Druid’s core architecture combines ideas from data warehouses, timeseries databases, and logsearch systems. Some of Druid’s key features are:

  1. Columnar storage format. Druid uses column-oriented storage, meaning it only needs to load the exact columns needed for a particular query. This gives a huge speed boost to queries that only hit a few columns. In addition, each column is stored optimized for its particular data type, which supports fast scans and aggregations.
  2. Scalable distributed system. Druid is typically deployed in clusters of tens to hundreds of servers, and can offer ingest rates of millions of records/sec, retention of trillions of records, and query latencies of sub-second to a few seconds.
  3. Massively parallel processing. Druid can process a query in parallel across the entire cluster.
  4. Realtime or batch ingestion. Druid can ingest data either real-time (ingested data is immediately available for querying) or in batches.
  5. Self-healing, self-balancing, easy to operate. As an operator, to scale the cluster out or in, simply add or remove servers and the cluster will rebalance itself automatically, in the background, without any downtime. If any Druid servers fail, the system will automatically route around the damage until those servers can be replaced. Druid is designed to run 24/7 with no need for planned downtimes for any reason, including configuration changes and software updates.
  6. Cloud-native, fault-tolerant architecture that won’t lose data. Once Druid has ingested your data, a copy is stored safely in deep storage (typically cloud storage, HDFS, or a shared filesystem). Your data can be recovered from deep storage even if every single Druid server fails. For more limited failures affecting just a few Druid servers, replication ensures that queries are still possible while the system recovers.
  7. Indexes for quick filtering. Druid uses Roaring or CONCISE compressed bitmap indexes to create indexes that power fast filtering and searching across multiple columns.
  8. Time-based partitioning. Druid first partitions data by time, and can additionally partition based on other fields. This means time-based queries will only access the partitions that match the time range of the query. This leads to significant performance improvements for time-based data.
  9. Approximate algorithms. Druid includes algorithms for approximate count-distinct, approximate ranking, and computation of approximate histograms and quantiles. These algorithms offer bounded memory usage and are often substantially faster than exact computations. For situations where accuracy is more important than speed, Druid also offers exact count-distinct and exact ranking.
  10. Automatic summarization at ingest time. Druid optionally supports data summarization at ingestion time. This summarization partially pre-aggregates your data, and can lead to big costs savings and performance boosts.

When should I use Druid?

Druid is used by many companies of various sizes for many different use cases. Check out the Powered by Apache Druid page

Druid is likely a good choice if your use case fits a few of the following descriptors:

  • Insert rates are very high, but updates are less common.
  • Most of your queries are aggregation and reporting queries (“group by” queries).
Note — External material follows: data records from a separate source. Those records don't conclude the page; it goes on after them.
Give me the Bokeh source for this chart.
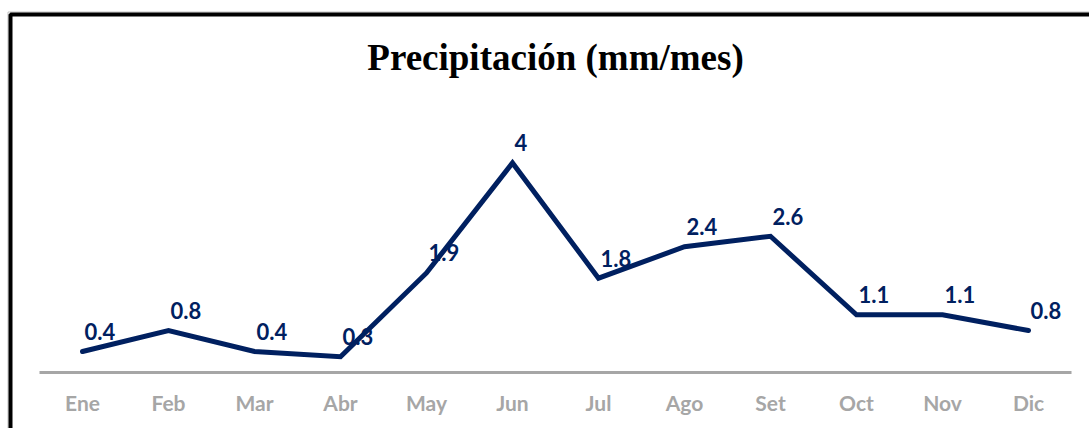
from bokeh.plotting import figure
from bokeh.models import ColumnDataSource, Range1d, Label
from bokeh.core.properties import value
from bokeh.embed import file_html
from bokeh.resources import INLINE

months = ["Ene", "Feb", "Mar", "Abr", "May", "Jun", "Jul", "Ago", "Set", "Oct", "Nov", "Dic"]
precip = [0.4, 0.8, 0.4, 0.3, 1.9, 4, 1.8, 2.4, 2.6, 1.1, 1.1, 0.8]
labels = [f"{v:g}" for v in precip]
title_text = "Precipitación (mm/mes)"

NAVY = "#002060"
GREY = "#A6A6A6"

# category slot centres (one unit per month)
xpos = [i + 0.5 for i in range(len(months))]
src = ColumnDataSource(dict(x=xpos, month=months, precip=precip, label=labels,
                            zero=[0] * len(months)))

W, H = 1089, 428
PX_X, PX_Y = 86.0, 52.4          # pixels per unit
X0_PX, Y0_PX = 39.0, 372.0       # pixel of x=0 and y=0


def dx(px):
    return (px - X0_PX) / PX_X


def dy(py):
    return (Y0_PX - py) / PX_Y


p = figure(
    width=W, height=H,
    x_range=Range1d(dx(0), dx(W)),
    y_range=Range1d(dy(H), dy(0)),
    output_backend="svg", toolbar_location=None,
    x_axis_location=None, y_axis_location=None,
    min_border=0,
)
p.outline_line_color = None
p.grid.visible = False
p.background_fill_color = "white"
p.border_fill_color = "white"

# border of the chart area (only its top-left corner is in view)
p.quad(left=dx(7.5), right=dx(W + 40), top=dy(11.5), bottom=dy(H + 40),
       fill_color=None, line_color="#C0C0C0", line_width=1)
p.quad(left=dx(10), right=dx(W + 40), top=dy(14), bottom=dy(H + 40),
       fill_color=None, line_color="black", line_width=4)

# category axis line and labels
p.segment(x0=0, x1=len(months), y0=0, y1=0, line_color=GREY, line_width=3)
p.text(x="x", y="zero", text="month", source=src, y_offset=30,
       text_align="center", text_baseline="middle",
       text_font=value("Lato"), text_font_style="bold", text_font_size="21px",
       text_color=GREY)

p.line(x="x", y="precip", source=src, line_color=NAVY, line_width=5,
       line_join="miter", line_cap="round")
p.text(x="x", y="precip", text="label", source=src,
       x_offset=2, y_offset=-20, text_align="left", text_baseline="alphabetic",
       text_font=value("Lato"), text_font_style="bold", text_font_size="22px",
       text_color=NAVY)

p.add_layout(Label(x=len(months) / 2, y=dy(57), text=title_text,
                   text_align="center", text_baseline="alphabetic",
                   text_font="Liberation Serif", text_font_style="bold",
                   text_font_size="37px", text_color="black"))

open("out.html", "w").write(file_html(p, INLINE))
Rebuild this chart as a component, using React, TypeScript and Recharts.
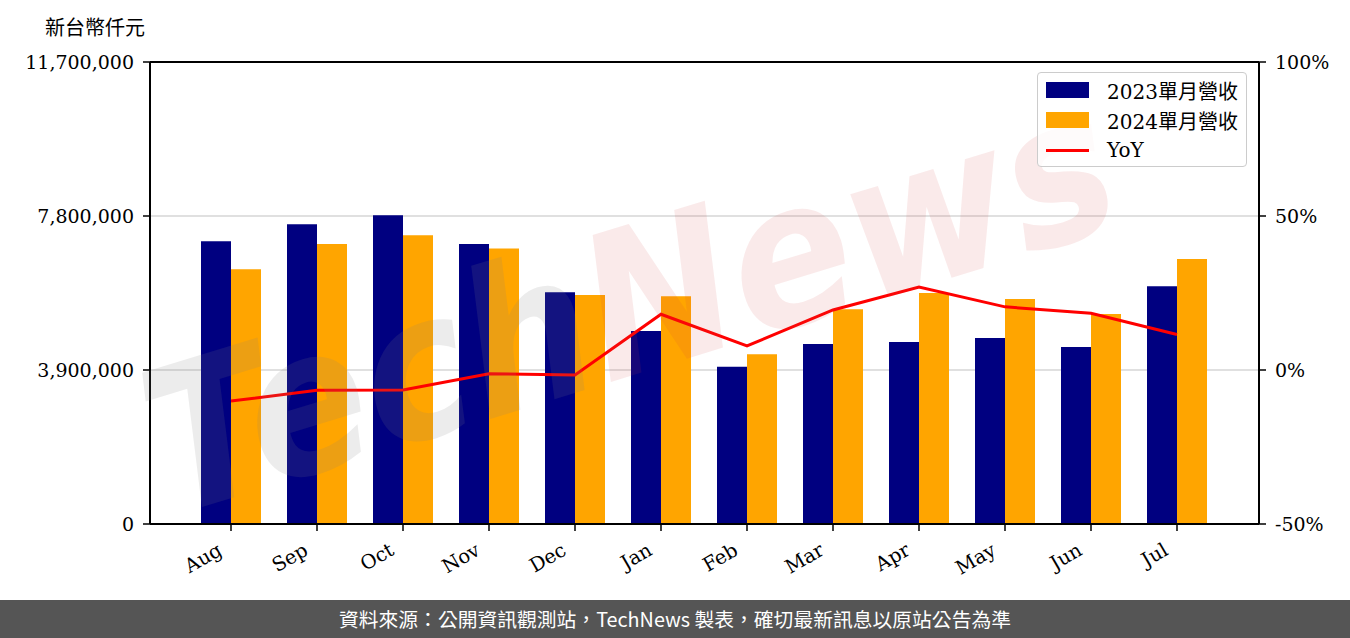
import { ComposedChart, Bar, Line, XAxis, YAxis, CartesianGrid, ReferenceLine } from 'recharts';

const months = ['Aug', 'Sep', 'Oct', 'Nov', 'Dec', 'Jan', 'Feb', 'Mar', 'Apr', 'May', 'Jun', 'Jul'];
const rev2023 = [7160000, 7590000, 7820000, 7090000, 5870000, 4890000, 3980000, 4560000, 4610000, 4710000, 4480000, 6020000];
const rev2024 = [6450000, 7090000, 7310000, 6980000, 5800000, 5770000, 4300000, 5440000, 5850000, 5700000, 5320000, 6710000];
const yoy = [-10.1, -6.6, -6.5, -1.2, -1.6, 18.1, 7.8, 19.5, 26.9, 20.5, 18.4, 11.5];

const leftTicks = [0, 3900000, 7800000, 11700000];
const rightTicks = [-50, 0, 50, 100];

const SERIF = '"DejaVu Serif", "Noto Sans CJK TC", serif';
const CJK = '"Noto Sans CJK TC", "Noto Sans", sans-serif';

const data = months.map((m, i) => ({
  month: m,
  r2023: rev2023[i],
  r2024: rev2024[i],
  yoy: yoy[i],
}));

function MonthTick({ x, y, payload }: any) {
  return (
    <g transform={`translate(${x - 11},${y + 15}) rotate(-30)`}>
      <text x={0} y={0} dy="0.35em" textAnchor="end" fontSize={19.5} fontFamily={SERIF} fill="#000">
        {payload.value}
      </text>
    </g>
  );
}

function LegendBox() {
  const row = (swatch: any, label: string) => (
    <div style={{ display: 'flex', alignItems: 'center', height: 30 }}>
      <div style={{ width: 43, marginLeft: 8, marginRight: 18, display: 'flex', alignItems: 'center' }}>{swatch}</div>
      <span style={{ fontFamily: SERIF, fontSize: 20, color: '#000' }}>{label}</span>
    </div>
  );
  return (
    <div
      style={{
        position: 'absolute',
        left: 1037,
        top: 72,
        width: 210,
        height: 95,
        boxSizing: 'border-box',
        border: '1px solid #cccccc',
        borderRadius: 4,
        background: 'rgba(255,255,255,0.8)',
        paddingTop: 2,
      }}
    >
      {row(<div style={{ width: 43, height: 16, background: '#000080' }} />, '2023單月營收')}
      {row(<div style={{ width: 43, height: 16, background: '#ffa500' }} />, '2024單月營收')}
      {row(<div style={{ width: 43, height: 3, background: '#ff0000' }} />, 'YoY')}
    </div>
  );
}

export default function App() {
  return (
    <div style={{ position: 'fixed', left: 0, top: 0, width: 1350, height: 638, background: '#fff', overflow: 'hidden' }}>
      <div style={{ position: 'absolute', left: 45, top: 12, fontFamily: CJK, fontSize: 20, color: '#000' }}>新台幣仟元</div>
      <ComposedChart
        width={1350}
        height={600}
        data={data}
        margin={{ top: 62, right: 0, left: 0, bottom: 0 }}
        barGap={0}
      >
        <CartesianGrid horizontal vertical={false} stroke="#d6d6d6" strokeWidth={1.5} yAxisId="left" />
        <XAxis
          dataKey="month"
          height={76}
          padding={{ left: 38, right: 39 }}
          tick={<MonthTick />}
          tickSize={7}
          tickLine={{ stroke: '#000', strokeWidth: 1.5 }}
          axisLine={{ stroke: '#000', strokeWidth: 2 }}
          interval={0}
        />
        <YAxis
          yAxisId="left"
          width={150}
          domain={[0, 11700000]}
          ticks={leftTicks}
          tickFormatter={(v: number) => v.toLocaleString('en-US')}
          tick={{ fontSize: 19, fontFamily: SERIF, fill: '#000' }}
          tickSize={7}
          tickMargin={9}
          tickLine={{ stroke: '#000', strokeWidth: 1.5 }}
          axisLine={{ stroke: '#000', strokeWidth: 2 }}
          allowDataOverflow
        />
        <YAxis
          yAxisId="right"
          orientation="right"
          width={91}
          domain={[-50, 100]}
          ticks={rightTicks}
          tickFormatter={(v: number) => `${v}%`}
          tick={{ fontSize: 19, fontFamily: SERIF, fill: '#000' }}
          tickSize={7}
          tickMargin={9}
          tickLine={{ stroke: '#000', strokeWidth: 1.5 }}
          axisLine={{ stroke: '#000', strokeWidth: 2 }}
          allowDataOverflow
        />
        <ReferenceLine yAxisId="left" y={11700000} stroke="#000" strokeWidth={2} />
        <Bar yAxisId="left" dataKey="r2023" name="2023單月營收" fill="#000080" barSize={30} isAnimationActive={false} />
        <Bar yAxisId="left" dataKey="r2024" name="2024單月營收" fill="#ffa500" barSize={30} isAnimationActive={false} />
        <Line
          yAxisId="right"
          dataKey="yoy"
          name="YoY"
          type="linear"
          stroke="#ff0000"
          strokeWidth={3}
          dot={false}
          activeDot={false}
          isAnimationActive={false}
        />
      </ComposedChart>
      <svg
        width={1350}
        height={600}
        style={{ position: 'absolute', left: 0, top: 0, pointerEvents: 'none' }}
      >
        <text
          x={650}
          y={370}
          textAnchor="middle"
          fontSize={200}
          fontStyle="italic"
          fontWeight="bold"
          fontFamily='"DejaVu Sans", sans-serif'
          transform="rotate(-17, 650, 370)"
          textLength={1000}
          lengthAdjust="spacingAndGlyphs"
        >
          <tspan fill="#808080" fillOpacity={0.15}>Tech</tspan>
          <tspan fill="#d04040" fillOpacity={0.11}>News</tspan>
        </text>
      </svg>
      <LegendBox />
      <div
        style={{
          position: 'absolute',
          left: 0,
          top: 600,
          width: 1350,
          height: 38,
          background: '#555555',
          color: '#fff',
          fontFamily: CJK,
          fontSize: 19.8,
          lineHeight: '38px',
          textAlign: 'center',
        }}
      >
        資料來源：公開資訊觀測站，TechNews 製表，確切最新訊息以原站公告為準
      </div>
    </div>
  );
}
You may also have searching and scanning queries.
  • You are targeting query latencies of 100ms to a few seconds.
  • Your data has a time component (Druid includes optimizations and design choices specifically related to time).
  • You may have more than one table, but each query hits just one big distributed table. Queries may potentially hit more than one smaller “lookup” table.
  • You have high cardinality data columns (e.g. URLs, user IDs) and need fast counting and ranking over them.
  • You want to load data from Kafka, HDFS, flat files, or object storage like Amazon S3.

Situations where you would likely not want to use Druid include:

  • You need low-latency updates of existing records using a primary key. Druid supports streaming inserts, but not streaming updates (updates are done using background batch jobs).
  • You are building an offline reporting system where query latency is not very important.
  • You want to do “big” joins (joining one big fact table to another big fact table) and you are okay with these queries taking a long time to complete.